Story Time
When I was in high school I entered a writing contest with a satirical story about two bumblers trying to solve a murder mystery. I spent lots of time creating quirky characters with clever lines, making obscure literary references, editing and polishing my work.
I never heard back from the contest sponsors regarding that story.
The next year, when the contest was announced again, I thought about re-entering. Then I remember all the time I spent writing last year's story without even a "Thank you for trying" note.
I decided, "The contest is probably judged by a group of elderly people with no sense of humor. They want something poignant and emotional and blah blah blah."
I sat down at the computer and banged out a story in 45 minutes, written from the perspective of a 12-year old boy. The dialogue was simplistic, the characters were two-dimensional and the plot was predictable. After looking at the finished product I thought, "Geez, this is the worst story I've ever written. There's no wit or cynicism. Where's the snark?"
Fueled by apathy (if that is even possible), I sent it in anyway.
Guess what? I won first place.
I even double-checked the letter and envelope to make sure it was really addressed to me. Until I got my prize money and a certificate with my name and story title printed on it, I had this gnawing fear that they would realize they made a mistake and rescind the prize.

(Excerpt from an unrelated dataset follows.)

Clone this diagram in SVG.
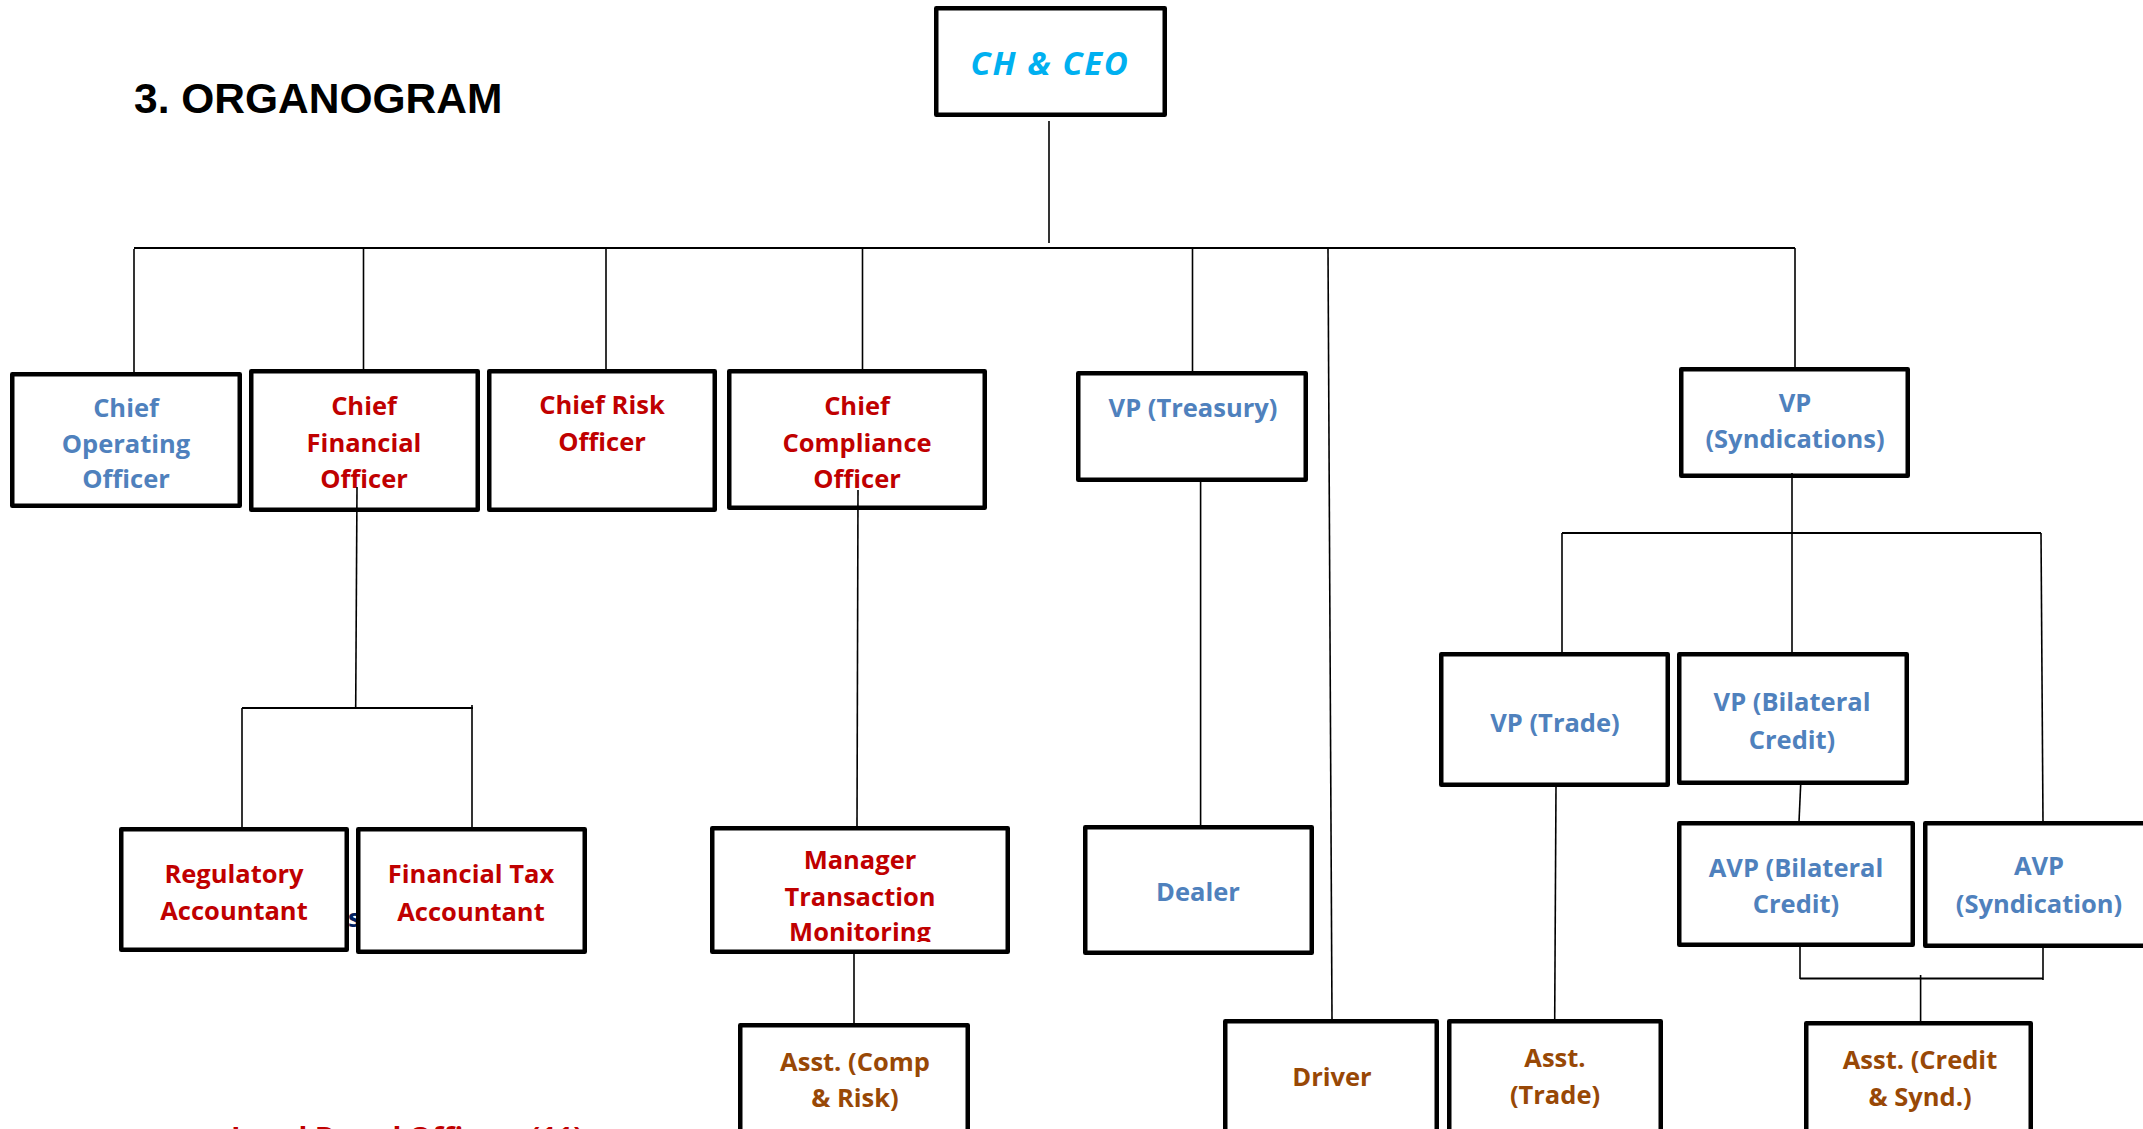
<svg xmlns="http://www.w3.org/2000/svg" width="2143" height="1129" viewBox="0 0 2143 1129">
<style>
.box{fill:#fff;stroke:#000;stroke-width:4.5;stroke-linejoin:round}
.t{font-family:"Open Sans","DejaVu Sans",sans-serif;font-weight:700;font-size:25.5px;text-anchor:middle}
.blue{fill:#4F81BD}
.red{fill:#C00000}
.brown{fill:#984806}
.ln{stroke:#000;stroke-width:1.6;fill:none}
.bus{stroke:#000;stroke-width:2.2;fill:none}
</style>
<defs>
<clipPath id="clipMTM"><rect x="712" y="828" width="296" height="114"/></clipPath>
</defs>
<rect width="2143" height="1129" fill="#fff"/>
<text x="134" y="113" font-family="Liberation Sans, Arial, sans-serif" font-weight="bold" font-size="42.5" fill="#000">3. ORGANOGRAM</text>
<text x="348" y="927" class="t" style="text-anchor:start;fill:#002060">s</text>
<text x="231" y="1148" class="t red" style="text-anchor:start;font-size:29px">Legal Board Officers (11)</text>

<g id="ceo"><rect class="box" x="936.25" y="8.25" width="228.5" height="106.5"/><text x="1050" y="75" font-family="Open Sans, DejaVu Sans, sans-serif" font-weight="bold" font-style="italic" font-size="33" letter-spacing="1.6" fill="#00B0F0" text-anchor="middle">CH &amp; CEO</text></g>

<g id="coo"><rect class="box" x="12.25" y="374.25" width="227.5" height="131.5"/><text class="t blue" x="126"><tspan x="126" y="417">Chief</tspan><tspan x="126" y="453">Operating</tspan><tspan x="126" y="488">Officer</tspan></text></g>
<g id="cfo"><rect class="box" x="251.25" y="371.25" width="226.5" height="138.5"/><text class="t red"><tspan x="364" y="415">Chief</tspan><tspan x="364" y="452">Financial</tspan><tspan x="364" y="488">Officer</tspan></text></g>
<g id="cro"><rect class="box" x="489.25" y="371.25" width="225.5" height="138.5"/><text class="t red"><tspan x="602" y="414">Chief Risk</tspan><tspan x="602" y="451">Officer</tspan></text></g>
<g id="cco"><rect class="box" x="729.25" y="371.25" width="255.5" height="136.5"/><text class="t red"><tspan x="857" y="415">Chief</tspan><tspan x="857" y="452">Compliance</tspan><tspan x="857" y="488">Officer</tspan></text></g>
<g id="vp-treasury"><rect class="box" x="1078.25" y="373.25" width="227.5" height="106.5"/><text class="t blue" x="1193" y="417">VP (Treasury)</text></g>
<g id="vp-syndications"><rect class="box" x="1681.25" y="369.25" width="226.5" height="106.5"/><text class="t blue"><tspan x="1795" y="412">VP</tspan><tspan x="1795" y="448">(Syndications)</tspan></text></g>

<g id="regulatory-accountant"><rect class="box" x="121.25" y="829.25" width="225.5" height="120.5"/><text class="t red"><tspan x="234" y="883">Regulatory</tspan><tspan x="234" y="920">Accountant</tspan></text></g>
<g id="financial-tax-accountant"><rect class="box" x="358.25" y="829.25" width="226.5" height="122.5"/><text class="t red"><tspan x="471" y="883">Financial Tax</tspan><tspan x="471" y="921">Accountant</tspan></text></g>
<g id="manager-tm"><rect class="box" x="712.25" y="828.25" width="295.5" height="123.5"/><text class="t red" clip-path="url(#clipMTM)"><tspan x="860" y="869">Manager</tspan><tspan x="860" y="906">Transaction</tspan><tspan x="860" y="941">Monitoring</tspan></text></g>
<g id="asst-comp-risk"><rect class="box" x="740.25" y="1025.25" width="227.5" height="120"/><text class="t brown"><tspan x="855" y="1071">Asst. (Comp</tspan><tspan x="855" y="1107">&amp; Risk)</tspan></text></g>
<g id="dealer"><rect class="box" x="1085.25" y="827.25" width="226.5" height="125.5"/><text class="t blue" x="1198" y="901">Dealer</text></g>
<g id="vp-trade"><rect class="box" x="1441.25" y="654.25" width="226.5" height="130.5"/><text class="t blue" x="1555" y="732">VP (Trade)</text></g>
<g id="vp-bilateral"><rect class="box" x="1679.25" y="654.25" width="227.5" height="128.5"/><text class="t blue"><tspan x="1792" y="711">VP (Bilateral</tspan><tspan x="1792" y="749">Credit)</tspan></text></g>
<g id="avp-bilateral"><rect class="box" x="1679.25" y="823.25" width="233.5" height="121.5"/><text class="t blue"><tspan x="1796" y="877">AVP (Bilateral</tspan><tspan x="1796" y="913">Credit)</tspan></text></g>
<g id="avp-syndication"><rect class="box" x="1925.25" y="823.25" width="240" height="122.5"/><text class="t blue"><tspan x="2039" y="875">AVP</tspan><tspan x="2039" y="913">(Syndication)</tspan></text></g>
<g id="driver"><rect class="box" x="1225.25" y="1021.25" width="211.5" height="120"/><text class="t brown" x="1332" y="1086">Driver</text></g>
<g id="asst-trade"><rect class="box" x="1449.25" y="1021.25" width="211.5" height="120"/><text class="t brown"><tspan x="1555" y="1067">Asst.</tspan><tspan x="1555" y="1104">(Trade)</tspan></text></g>
<g id="asst-credit-synd"><rect class="box" x="1806.25" y="1023.25" width="224.5" height="120"/><text class="t brown"><tspan x="1920" y="1069">Asst. (Credit</tspan><tspan x="1920" y="1106">&amp; Synd.)</tspan></text></g>

<g id="connectors">
<line class="ln" x1="1049" y1="121" x2="1049" y2="243"/>
<line class="bus" x1="134" y1="248" x2="1795" y2="248"/>
<line class="ln" x1="134" y1="249" x2="134" y2="373"/>
<line class="ln" x1="363.5" y1="248" x2="363.5" y2="370"/>
<line class="ln" x1="606" y1="248" x2="606" y2="370"/>
<line class="ln" x1="862.5" y1="248" x2="862.5" y2="370"/>
<line class="ln" x1="1192.5" y1="247" x2="1192.5" y2="372"/>
<line class="ln" x1="1328" y1="249" x2="1332" y2="1020"/>
<line class="ln" x1="1795" y1="248" x2="1795" y2="368"/>
<line class="ln" x1="357" y1="487" x2="355.7" y2="708"/>
<line class="bus" x1="242" y1="708" x2="473" y2="708"/>
<line class="ln" x1="242" y1="708" x2="242" y2="828"/>
<line class="ln" x1="472" y1="705" x2="472" y2="828"/>
<line class="ln" x1="858" y1="490" x2="857" y2="827"/>
<line class="ln" x1="854" y1="953" x2="854" y2="1024"/>
<line class="ln" x1="1200.6" y1="481" x2="1200.6" y2="826"/>
<line class="ln" x1="1792" y1="473" x2="1792" y2="653"/>
<line class="bus" x1="1562" y1="533" x2="2041" y2="533"/>
<line class="ln" x1="1562" y1="533" x2="1562" y2="653"/>
<line class="ln" x1="2041" y1="533" x2="2043" y2="822"/>
<line class="ln" x1="1800.7" y1="784" x2="1799" y2="822"/>
<line class="ln" x1="1800" y1="946" x2="1800" y2="979"/>
<line class="ln" x1="2043" y1="947" x2="2043" y2="980"/>
<line class="bus" x1="1800" y1="978.5" x2="2043" y2="978.5"/>
<line class="ln" x1="1920.6" y1="975" x2="1920.6" y2="1024"/>
<line class="ln" x1="1556" y1="786" x2="1554.7" y2="1020"/>
</g>
</svg>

I made $1000 in 45 minutes. (Holy crap I wish that could happen again!)
I was 17, and that was an enormous sum of money to me. Of course, I entered college a few months later and spent $800 on textbooks the first semester.
Oh well, it was good while it lasted.
5 Comments:
So, Snarky, do you still have a copy? It would be fun to read something where you tried to rein back your...'Snarkiness'.
Waiting with baited breath.
Ex-RM
Ex-RM, you can pry that story out of my cold, stiff fingers.
Lol!!
So, if you won't give us the second, will you at least let us read the first? *resorts to begging*
Sorry kids. That story was written on a computer whose hard drive has been wiped.